Data extract:

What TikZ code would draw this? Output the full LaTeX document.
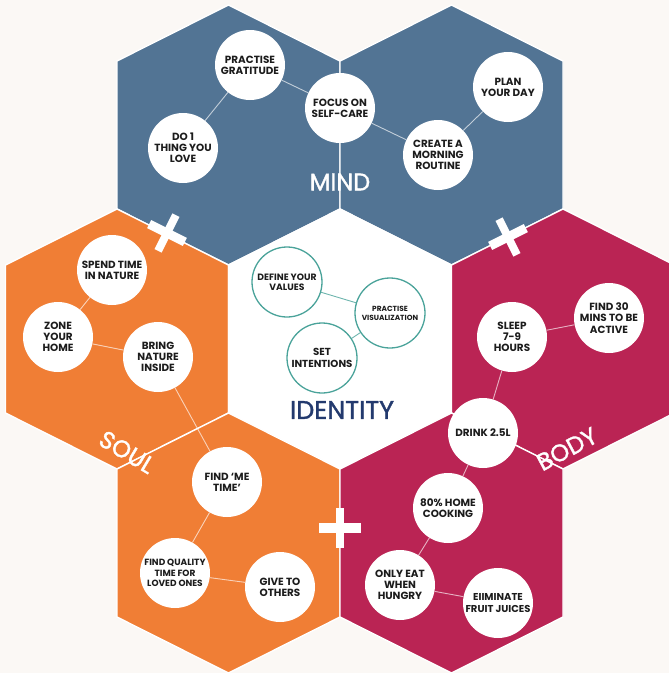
\documentclass[tikz,border=0pt]{standalone}
\usepackage{fontspec}
\setmainfont{Poppins}
\newfontfamily\labelfont{Poppins}[FakeBold=1.4]
\definecolor{bgcream}{HTML}{FBF8F5}
\definecolor{mindblue}{HTML}{527494}
\definecolor{soulorange}{HTML}{F07E35}
\definecolor{bodyred}{HTML}{BA2454}
\definecolor{idteal}{HTML}{4AA39A}
\definecolor{idnavy}{HTML}{233A6E}
\definecolor{inktext}{HTML}{1C1C1C}

% one hexagonal cell: centre x, centre y, fill colour
\newcommand\hexcell[3]{%
  \filldraw[fill=#3, draw=white, line width=1.4pt, line join=miter]
    (#1,#2-130) -- (#1+111.5,#2-74) -- (#1+111.5,#2+74) --
    (#1,#2+130) -- (#1-111.5,#2+74) -- (#1-111.5,#2-74) -- cycle;}

% a white plus sign: centre x, centre y, rotation
\newcommand\plusmark[3]{%
  \begin{scope}[shift={(#1,#2)}, rotate=#3]
    \fill[white] (-20,-4.5) rectangle (20,4.5);
    \fill[white] (-4,-20) rectangle (4,20);
  \end{scope}}

\tikzset{
  bub/.style={circle, fill=white, minimum size=70pt, inner sep=0pt,
    align=center, text=inktext,
    font=\fontsize{10.4}{11.2}\selectfont\bfseries},
  idbub/.style={bub, draw=idteal, line width=1.3pt},
  link/.style={draw=white, draw opacity=0.65, line width=0.9pt},
  idlink/.style={draw=idteal, draw opacity=0.8, line width=0.9pt},
  biglabel/.style={text=white, inner sep=0pt,
    font=\labelfont\fontsize{24}{24}\selectfont},
}

\begin{document}
\begin{tikzpicture}[x=1pt, y=-1pt]
  \useasboundingbox (0,0) rectangle (669,673);
  \fill[bgcream] (0,0) rectangle (669,673);
  \clip (0,0) rectangle (669,673);

  % honeycomb
  \hexcell{228.5}{135}{mindblue}
  \hexcell{451.5}{135}{mindblue}
  \hexcell{117}{339}{soulorange}
  \hexcell{340}{339}{white}
  \hexcell{563}{339}{bodyred}
  \hexcell{228.5}{543}{soulorange}
  \hexcell{451.5}{543}{bodyred}

  % plus signs on the seams
  \plusmark{167}{233}{-26.6}
  \plusmark{508}{237}{26.6}
  \begin{scope}[shift={(340,528)}]
    \fill[white] (-21,-5) rectangle (21,5);
    \fill[white] (-4,-20) rectangle (4,20);
  \end{scope}

  % MIND
  \node[bub] (grat)  at (250,65)  {PRACTISE\\GRATITUDE};
  \node[bub] (focus) at (340,108) {FOCUS ON\\SELF-CARE};
  \node[bub] (love)  at (183,148) {DO 1\\THING YOU\\LOVE};
  \node[bub] (plan)  at (508,87)  {PLAN\\YOUR DAY};
  \node[bub] (morn)  at (438,155) {CREATE A\\MORNING\\ROUTINE};
  \node[biglabel] (mind) at (340,182) {MIND};

  % SOUL
  \node[bub] (nature) at (112,270) {SPEND TIME\\IN NATURE};
  \node[bub] (zone)   at (58,337)  {ZONE\\YOUR\\HOME};
  \node[bub] (bring)  at (158,357) {BRING\\NATURE\\INSIDE};
  \node[bub] (metime) at (227,482) {FIND ‘ME\\TIME’};
  \node[bub, font=\fontsize{9}{10.6}\selectfont\bfseries] (quality) at (175,573) {FIND QUALITY\\TIME FOR\\LOVED ONES};
  \node[bub] (give)   at (280,587) {GIVE TO\\OTHERS};
  \node[biglabel, rotate=-31] (soul) at (127,452) {SOUL};

  % IDENTITY
  \node[idbub, font=\fontsize{9.2}{10.4}\selectfont\bfseries] (values) at (287,282) {DEFINE YOUR\\VALUES};
  \node[idbub, font=\fontsize{7.4}{9}\selectfont\bfseries] (visual) at (390,313) {PRACTISE\\VISUALIZATION};
  \node[idbub, font=\fontsize{10.2}{11.4}\selectfont\bfseries] (intent) at (322,358) {SET\\INTENTIONS};
  \node[text=idnavy, inner sep=0pt, font=\labelfont\fontsize{25.5}{25.5}\selectfont] (identity) at (342,410) {IDENTITY};

  % BODY
  \node[bub] (sleep)  at (512,337) {SLEEP\\7-9\\HOURS};
  \node[bub] (active) at (609,318) {FIND 30\\MINS TO BE\\ACTIVE};
  \node[bub] (drink)  at (483,433) {DRINK 2.5L};
  \node[bub] (cook)   at (448,508) {80\% HOME\\COOKING};
  \node[bub] (hungry) at (400,585) {ONLY EAT\\WHEN\\HUNGRY};
  \node[bub, font=\fontsize{10}{11.2}\selectfont\bfseries] (juice) at (498,603) {EIIMINATE\\FRUIT JUICES};
  \node[biglabel, rotate=28] (body) at (567,449) {BODY};

  % connectors
  \draw[link] (love) -- (grat);
  \draw[link] (grat) -- (focus);
  \draw[link] (focus) -- (morn);
  \draw[link] (morn) -- (plan);

  \draw[link] (nature) -- (zone);
  \draw[link] (zone) -- (bring);
  \draw[link] (bring) -- (metime);
  \draw[link] (metime) -- (quality);
  \draw[link] (quality) -- (give);

  \draw[idlink] (values) -- (visual);
  \draw[idlink] (visual) -- (intent);

  \draw[link] (sleep) -- (active);
  \draw[link] (sleep) -- (drink);
  \draw[link] (drink) -- (cook);
  \draw[link] (cook) -- (hungry);
  \draw[link] (hungry) -- (juice);
\end{tikzpicture}
\end{document}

Problem to solve: Without the pictures, write out the whole listing above exactly as it appears.

Full answer:
What TikZ code would draw this? Output the full LaTeX document.
\documentclass[tikz,border=0pt]{standalone}
\usepackage{fontspec}
\setmainfont{Poppins}
\newfontfamily\labelfont{Poppins}[FakeBold=1.4]
\definecolor{bgcream}{HTML}{FBF8F5}
\definecolor{mindblue}{HTML}{527494}
\definecolor{soulorange}{HTML}{F07E35}
\definecolor{bodyred}{HTML}{BA2454}
\definecolor{idteal}{HTML}{4AA39A}
\definecolor{idnavy}{HTML}{233A6E}
\definecolor{inktext}{HTML}{1C1C1C}

% one hexagonal cell: centre x, centre y, fill colour
\newcommand\hexcell[3]{%
  \filldraw[fill=#3, draw=white, line width=1.4pt, line join=miter]
    (#1,#2-130) -- (#1+111.5,#2-74) -- (#1+111.5,#2+74) --
    (#1,#2+130) -- (#1-111.5,#2+74) -- (#1-111.5,#2-74) -- cycle;}

% a white plus sign: centre x, centre y, rotation
\newcommand\plusmark[3]{%
  \begin{scope}[shift={(#1,#2)}, rotate=#3]
    \fill[white] (-20,-4.5) rectangle (20,4.5);
    \fill[white] (-4,-20) rectangle (4,20);
  \end{scope}}

\tikzset{
  bub/.style={circle, fill=white, minimum size=70pt, inner sep=0pt,
    align=center, text=inktext,
    font=\fontsize{10.4}{11.2}\selectfont\bfseries},
  idbub/.style={bub, draw=idteal, line width=1.3pt},
  link/.style={draw=white, draw opacity=0.65, line width=0.9pt},
  idlink/.style={draw=idteal, draw opacity=0.8, line width=0.9pt},
  biglabel/.style={text=white, inner sep=0pt,
    font=\labelfont\fontsize{24}{24}\selectfont},
}

\begin{document}
\begin{tikzpicture}[x=1pt, y=-1pt]
  \useasboundingbox (0,0) rectangle (669,673);
  \fill[bgcream] (0,0) rectangle (669,673);
  \clip (0,0) rectangle (669,673);

  % honeycomb
  \hexcell{228.5}{135}{mindblue}
  \hexcell{451.5}{135}{mindblue}
  \hexcell{117}{339}{soulorange}
  \hexcell{340}{339}{white}
  \hexcell{563}{339}{bodyred}
  \hexcell{228.5}{543}{soulorange}
  \hexcell{451.5}{543}{bodyred}

  % plus signs on the seams
  \plusmark{167}{233}{-26.6}
  \plusmark{508}{237}{26.6}
  \begin{scope}[shift={(340,528)}]
    \fill[white] (-21,-5) rectangle (21,5);
    \fill[white] (-4,-20) rectangle (4,20);
  \end{scope}

  % MIND
  \node[bub] (grat)  at (250,65)  {PRACTISE\\GRATITUDE};
  \node[bub] (focus) at (340,108) {FOCUS ON\\SELF-CARE};
  \node[bub] (love)  at (183,148) {DO 1\\THING YOU\\LOVE};
  \node[bub] (plan)  at (508,87)  {PLAN\\YOUR DAY};
  \node[bub] (morn)  at (438,155) {CREATE A\\MORNING\\ROUTINE};
  \node[biglabel] (mind) at (340,182) {MIND};

  % SOUL
  \node[bub] (nature) at (112,270) {SPEND TIME\\IN NATURE};
  \node[bub] (zone)   at (58,337)  {ZONE\\YOUR\\HOME};
  \node[bub] (bring)  at (158,357) {BRING\\NATURE\\INSIDE};
  \node[bub] (metime) at (227,482) {FIND ‘ME\\TIME’};
  \node[bub, font=\fontsize{9}{10.6}\selectfont\bfseries] (quality) at (175,573) {FIND QUALITY\\TIME FOR\\LOVED ONES};
  \node[bub] (give)   at (280,587) {GIVE TO\\OTHERS};
  \node[biglabel, rotate=-31] (soul) at (127,452) {SOUL};

  % IDENTITY
  \node[idbub, font=\fontsize{9.2}{10.4}\selectfont\bfseries] (values) at (287,282) {DEFINE YOUR\\VALUES};
  \node[idbub, font=\fontsize{7.4}{9}\selectfont\bfseries] (visual) at (390,313) {PRACTISE\\VISUALIZATION};
  \node[idbub, font=\fontsize{10.2}{11.4}\selectfont\bfseries] (intent) at (322,358) {SET\\INTENTIONS};
  \node[text=idnavy, inner sep=0pt, font=\labelfont\fontsize{25.5}{25.5}\selectfont] (identity) at (342,410) {IDENTITY};

  % BODY
  \node[bub] (sleep)  at (512,337) {SLEEP\\7-9\\HOURS};
  \node[bub] (active) at (609,318) {FIND 30\\MINS TO BE\\ACTIVE};
  \node[bub] (drink)  at (483,433) {DRINK 2.5L};
  \node[bub] (cook)   at (448,508) {80\% HOME\\COOKING};
  \node[bub] (hungry) at (400,585) {ONLY EAT\\WHEN\\HUNGRY};
  \node[bub, font=\fontsize{10}{11.2}\selectfont\bfseries] (juice) at (498,603) {EIIMINATE\\FRUIT JUICES};
  \node[biglabel, rotate=28] (body) at (567,449) {BODY};

  % connectors
  \draw[link] (love) -- (grat);
  \draw[link] (grat) -- (focus);
  \draw[link] (focus) -- (morn);
  \draw[link] (morn) -- (plan);

  \draw[link] (nature) -- (zone);
  \draw[link] (zone) -- (bring);
  \draw[link] (bring) -- (metime);
  \draw[link] (metime) -- (quality);
  \draw[link] (quality) -- (give);

  \draw[idlink] (values) -- (visual);
  \draw[idlink] (visual) -- (intent);

  \draw[link] (sleep) -- (active);
  \draw[link] (sleep) -- (drink);
  \draw[link] (drink) -- (cook);
  \draw[link] (cook) -- (hungry);
  \draw[link] (hungry) -- (juice);
\end{tikzpicture}
\end{document}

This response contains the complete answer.